Le mois de juin et la première semaine de juillet sont les périodes de la dernière chance, celles où la tendance peut s'améliorer mais le retard accumulé durant ces cinq derniers mois ne pourra être rattrapé.

De plus, en cas de reprise économique, celle-ci se situera d'abord au niveau des dépenses courantes et dans l'amélioration des ventes d'automobiles ou d'habitations. En ce qui concerne le marché de l'art, l'espoir réside avant tout dans le retour des acheteurs américains en Europe et rien de plus car le goût des Français n'est pas aux antiquités. Il n'y a au mieux que le secteur de l'art contemporain, plus en phase avec la mode actuelle, qui pourrait finalement profiter d'une reprise économique mais globalement, il faudra toujours compter avec la situation internationale plutôt délétère en raison des événements en Irak et au Proche-Orient et de la menace constante d'attentats terroristes liés à la mouvance d'Al Qaïda.

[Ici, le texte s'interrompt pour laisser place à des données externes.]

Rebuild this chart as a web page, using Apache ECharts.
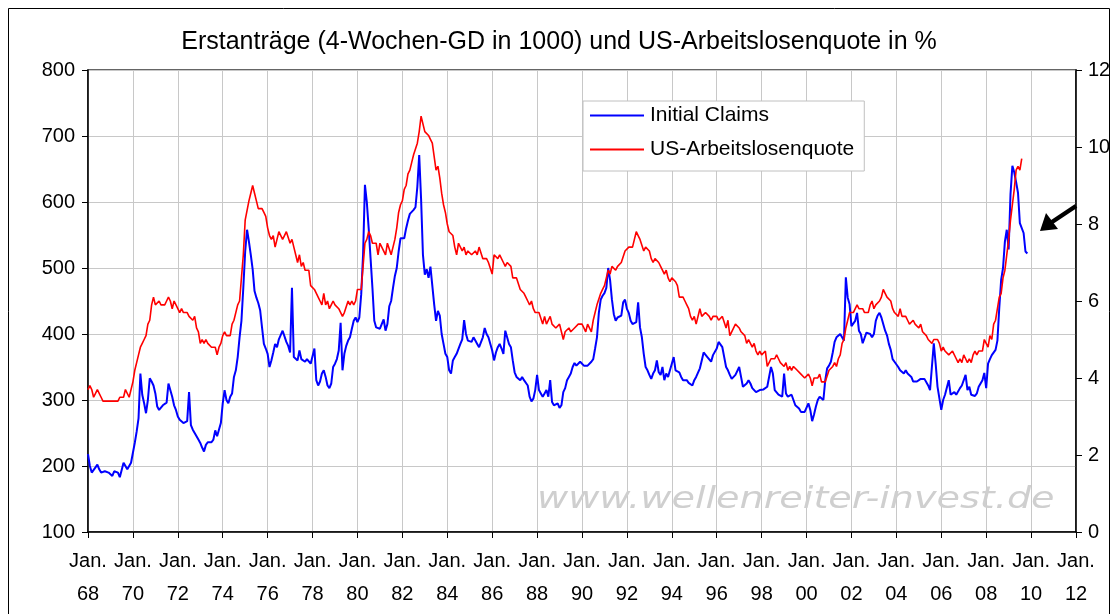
<!DOCTYPE html>
<html>
<head>
<meta charset="utf-8">
<script src="https://cdn.jsdelivr.net/npm/echarts@6/dist/echarts.min.js"></script>
<style>
html,body{margin:0;padding:0;background:#fff;}
#c{width:1118px;height:614px;}
</style>
</head>
<body>
<div id="c"></div>
<script>
// Monthly values starting January 1968
const startYear = 1968;
const xTicks = [1968,1970,1972,1974,1976,1978,1980,1982,1984,1986,1988,1990,1992,1994,1996,1998,2000,2002,2004,2006,2008,2010,2012];

// Initial Claims, 4-week average, thousands (monthly readings)
const claims = [
 218,200,190,192,198,202,195,190,188,192,195,190,
 188,185,192,195,190,183,180,205,200,195,195,205,
 220,235,252,272,340,308,295,280,300,333,328,322,
 310,290,285,288,292,290,296,325,322,305,292,285,
 275,270,268,265,262,268,312,262,255,250,248,240,
 235,228,222,232,236,238,236,240,254,245,248,265,
 295,315,300,295,305,310,335,345,365,395,420,470,
 525,558,540,520,498,465,455,447,436,410,385,378,
 370,350,360,372,385,380,392,395,405,408,388,382,
 372,470,365,362,360,375,362,360,358,362,360,355,
 352,378,330,322,328,340,345,335,322,318,325,350,
 355,362,375,417,345,370,382,390,395,408,420,425,
 418,425,460,520,626,600,560,515,470,420,410,412,
 408,410,422,405,415,442,450,470,488,500,525,545,
 548,545,560,572,582,580,588,592,623,671,605,520,
 490,498,485,502,500,445,420,435,428,400,385,370,
 365,345,340,360,365,370,368,385,392,421,400,390,
 392,388,395,390,385,380,382,395,409,400,395,395,
 375,360,372,380,385,378,370,405,402,385,380,360,
 342,335,332,330,335,330,328,322,305,298,302,315,
 338,315,310,305,310,315,305,330,297,292,290,295,
 288,292,312,318,330,335,340,350,356,352,355,358,
 355,352,350,352,355,358,362,378,395,432,452,458,
 462,470,500,482,452,430,420,425,422,428,448,452,
 438,432,420,415,412,418,448,410,395,370,350,345,
 338,332,340,345,360,342,338,350,330,340,335,345,
 355,365,345,348,342,335,330,328,330,326,325,322,
 330,335,338,348,360,372,375,365,362,358,368,365,
 378,388,385,380,365,350,345,338,332,335,338,340,
 350,335,320,320,325,330,325,318,315,312,312,315,
 318,316,318,320,322,350,340,315,312,308,305,305,
 340,310,305,305,308,300,292,290,287,282,283,282,
 282,295,285,268,278,290,300,305,308,300,330,348,
 352,358,372,388,395,398,400,395,390,486,455,445,
 412,410,420,432,405,400,386,388,402,405,400,395,
 400,420,428,432,425,422,405,398,385,376,362,358,
 360,350,345,342,340,345,340,338,335,328,326,328,
 330,332,335,332,330,322,315,318,386,355,320,318,
 285,300,308,310,330,308,310,312,308,306,318,322,
 325,338,315,320,308,310,306,310,320,325,330,341,
 318,355,362,368,370,376,390,440,482,500,540,558,
 528,612,655,645,630,614,568,570,553,525,522
];

// US unemployment rate, percent (monthly)
const unemp = [
 3.7,3.8,3.7,3.5,3.5,3.7,3.7,3.5,3.4,3.4,3.4,3.4,
 3.4,3.4,3.4,3.4,3.4,3.5,3.5,3.5,3.7,3.7,3.5,3.5,
 3.9,4.2,4.4,4.6,4.8,4.9,5.0,5.1,5.4,5.5,5.9,6.1,
 5.9,5.9,6.0,5.9,5.9,5.9,6.0,6.1,6.0,5.8,6.0,6.0,
 5.8,5.7,5.8,5.7,5.7,5.7,5.6,5.6,5.5,5.6,5.3,5.2,
 4.9,5.0,4.9,5.0,4.9,4.9,4.8,4.8,4.8,4.6,4.8,4.9,
 5.1,5.2,5.1,5.1,5.1,5.4,5.5,5.5,5.9,6.0,6.6,7.2,
 8.1,8.1,8.6,8.8,9.0,8.8,8.6,8.4,8.4,8.4,8.3,8.2,
 7.9,7.7,7.6,7.7,7.4,7.6,7.8,7.8,7.6,7.7,7.8,7.8,
 7.5,7.6,7.4,7.2,7.0,7.2,6.9,7.0,6.8,6.8,6.8,6.4,
 6.4,6.3,6.3,6.1,6.0,5.9,6.2,5.9,6.0,5.8,5.9,6.0,
 5.9,5.9,5.8,5.8,5.6,5.7,5.7,6.0,5.9,6.0,5.9,6.0,
 6.3,6.3,6.3,6.9,7.5,7.6,7.8,7.7,7.5,7.5,7.5,7.2,
 7.5,7.4,7.4,7.2,7.5,7.5,7.2,7.4,7.6,7.9,8.3,8.5,
 8.6,8.9,9.0,9.3,9.4,9.6,9.8,9.8,10.1,10.4,10.8,10.8,
 10.4,10.4,10.3,10.2,10.1,10.1,9.4,9.5,9.2,8.8,8.5,8.3,
 8.0,7.8,7.8,7.7,7.4,7.2,7.5,7.5,7.3,7.4,7.2,7.3,
 7.3,7.2,7.2,7.3,7.2,7.4,7.4,7.1,7.1,7.1,7.0,7.0,
 6.7,7.2,7.2,7.1,7.2,7.2,7.0,6.9,7.0,7.0,6.9,6.6,
 6.6,6.6,6.6,6.3,6.3,6.2,6.1,6.0,5.9,6.0,5.8,5.7,
 5.7,5.7,5.7,5.4,5.6,5.4,5.4,5.6,5.4,5.4,5.3,5.3,
 5.4,5.2,5.0,5.2,5.2,5.3,5.2,5.2,5.3,5.3,5.4,5.4,
 5.4,5.3,5.2,5.4,5.4,5.2,5.5,5.7,5.9,5.9,6.2,6.3,
 6.4,6.6,6.8,6.7,6.9,6.9,6.8,6.9,6.9,7.0,7.0,7.3,
 7.3,7.4,7.4,7.4,7.6,7.8,7.7,7.6,7.6,7.3,7.4,7.4,
 7.3,7.1,7.0,7.1,7.1,7.0,6.9,6.8,6.7,6.8,6.6,6.5,
 6.6,6.6,6.5,6.4,6.1,6.1,6.1,6.0,5.9,5.8,5.6,5.5,
 5.6,5.4,5.4,5.8,5.6,5.6,5.7,5.7,5.6,5.5,5.6,5.6,
 5.6,5.5,5.5,5.6,5.6,5.3,5.5,5.1,5.2,5.2,5.4,5.4,
 5.3,5.2,5.2,5.1,4.9,5.0,4.9,4.8,4.9,4.7,4.6,4.7,
 4.6,4.6,4.7,4.3,4.4,4.5,4.5,4.5,4.6,4.5,4.4,4.4,
 4.3,4.4,4.2,4.3,4.2,4.3,4.3,4.2,4.2,4.1,4.1,4.0,
 4.0,4.1,4.0,3.8,4.0,4.0,4.0,4.1,3.9,3.9,3.9,3.9,
 4.2,4.2,4.3,4.4,4.3,4.5,4.6,4.9,5.0,5.3,5.5,5.7,
 5.7,5.7,5.7,5.9,5.8,5.8,5.8,5.7,5.7,5.7,5.9,6.0,
 5.8,5.9,5.9,6.0,6.1,6.3,6.2,6.1,6.1,6.0,5.8,5.7,
 5.7,5.6,5.8,5.6,5.6,5.6,5.5,5.4,5.4,5.5,5.4,5.4,
 5.3,5.4,5.2,5.2,5.1,5.0,5.0,4.9,5.0,5.0,5.0,4.9,
 4.7,4.8,4.7,4.7,4.6,4.6,4.7,4.7,4.5,4.4,4.5,4.4,
 4.6,4.5,4.4,4.5,4.4,4.6,4.7,4.6,4.7,4.7,4.7,5.0,
 4.9,4.8,5.1,5.0,5.4,5.5,5.8,6.1,6.2,6.6,6.8,7.2,
 7.6,8.1,8.5,8.9,9.4,9.5,9.4,9.7
];

const leftTicks = {min:100, max:800, step:100};
const rightTicks = {min:0, max:12, step:2};

function toPairs(arr){ return arr.map((v,i)=>[startYear + i/12, v]); }

const FONT = '"Liberation Sans", Arial, sans-serif';
const chart = echarts.init(document.getElementById('c'), null, {renderer:'canvas'});

chart.setOption({
  animation:false,
  backgroundColor:'#fff',
  title:{
    text:'Erstanträge (4-Wochen-GD in 1000) und US-Arbeitslosenquote in %',
    left:'center', top:25,
    textStyle:{fontFamily:FONT, fontSize:25, fontWeight:'normal', color:'#000'}
  },
  legend:{
    orient:'vertical', left:583, top:101,
    backgroundColor:'#fff', borderColor:'#c0c0c0', borderWidth:1,
    padding:[4,10,11,7], itemGap:13, itemWidth:54, itemHeight:2,
    icon:'rect',
    textStyle:{fontFamily:FONT, fontSize:21, color:'#000', padding:[0,0,0,1]},
    data:['Initial Claims','US-Arbeitslosenquote']
  },
  grid:{left:88, right:42, top:70, bottom:82, show:true, borderColor:'#333', borderWidth:1.5, backgroundColor:'#fff'},
  xAxis:{
    type:'value', min:xTicks[0], max:xTicks[xTicks.length-1], interval:2,
    axisLine:{show:true, lineStyle:{color:'#000', width:1.5}},
    axisTick:{show:true, length:6, lineStyle:{color:'#000'}},
    splitLine:{show:true, lineStyle:{color:'#c8c8c8', width:1}},
    axisLabel:{fontFamily:FONT, fontSize:20, color:'#000', margin:13, lineHeight:33,
      formatter:v=>'Jan.\n'+String(v%100).padStart(2,'0')}
  },
  yAxis:[{
    type:'value', position:'left', min:leftTicks.min, max:leftTicks.max, interval:leftTicks.step,
    axisLine:{show:true, lineStyle:{color:'#000', width:1.5}},
    axisTick:{show:true, length:6, lineStyle:{color:'#000'}},
    splitLine:{show:true, lineStyle:{color:'#c8c8c8', width:1}},
    axisLabel:{fontFamily:FONT, fontSize:20, color:'#000', margin:13}
  },{
    type:'value', position:'right', min:rightTicks.min, max:rightTicks.max, interval:rightTicks.step,
    axisLine:{show:true, lineStyle:{color:'#000', width:1.5}},
    axisTick:{show:true, length:6, lineStyle:{color:'#000'}},
    splitLine:{show:false},
    axisLabel:{fontFamily:FONT, fontSize:20, color:'#000', margin:12}
  }],
  series:[{
    name:'Initial Claims', type:'line', yAxisIndex:0, data:toPairs(claims),
    showSymbol:false, symbol:'none', color:'#0000ff',
    lineStyle:{color:'#0000ff', width:2}, z:3
  },{
    name:'US-Arbeitslosenquote', type:'line', yAxisIndex:1, data:toPairs(unemp),
    showSymbol:false, symbol:'none', color:'#ff0000',
    lineStyle:{color:'#ff0000', width:1.6}, z:4
  }],
  graphic:[
    {type:'rect', shape:{x:8.5, y:8.5, width:1101, height:640}, style:{fill:null, stroke:'#000', lineWidth:1}, z:-1, silent:true},
    {type:'text', x:537, y:484, scaleX:1.23, z:1, silent:true,
      style:{text:'www.wellenreiter-invest.de', font:'italic 31px "DejaVu Sans", Verdana, sans-serif',
        fill:'#cfcfcf', shadowColor:'rgba(110,110,110,0.55)', shadowBlur:3, shadowOffsetX:1, shadowOffsetY:1}},
    {type:'line', shape:{x1:1076, y1:206, x2:1052, y2:222}, style:{stroke:'#000', lineWidth:4.5}, z:10},
    {type:'polygon', shape:{points:[[1040,231],[1046,213],[1058,229]]}, style:{fill:'#000'}, z:10}
  ]
});
</script>
</body>
</html>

Finalement, les dangers s'accentuent pour le monde occidental confronté à la fracture entre le Nord et le Sud et à l'obscurantisme grandissant des intégristes islamistes plus que jamais décidés à le déstabiliser comme les attentats de Madrid l'ont démontré. Il ressort donc de cet état de fait que l'économie mondiale reste plus que jamais fragilisée en étant sans cesse soumise à des soubresauts incontrôlables. La reprise peut donc être dans l'air du temps et si elle intervient demain, elle pourra être vite remise en cause par un attentat de grande ampleur qui mettrait à mal les places boursières du monde entier et ferait monter le prix du baril de pétrole à un autre niveau record. A ce compte là, le marché de l'art ne sortira pas de l'ornière dans lequel il reste englué.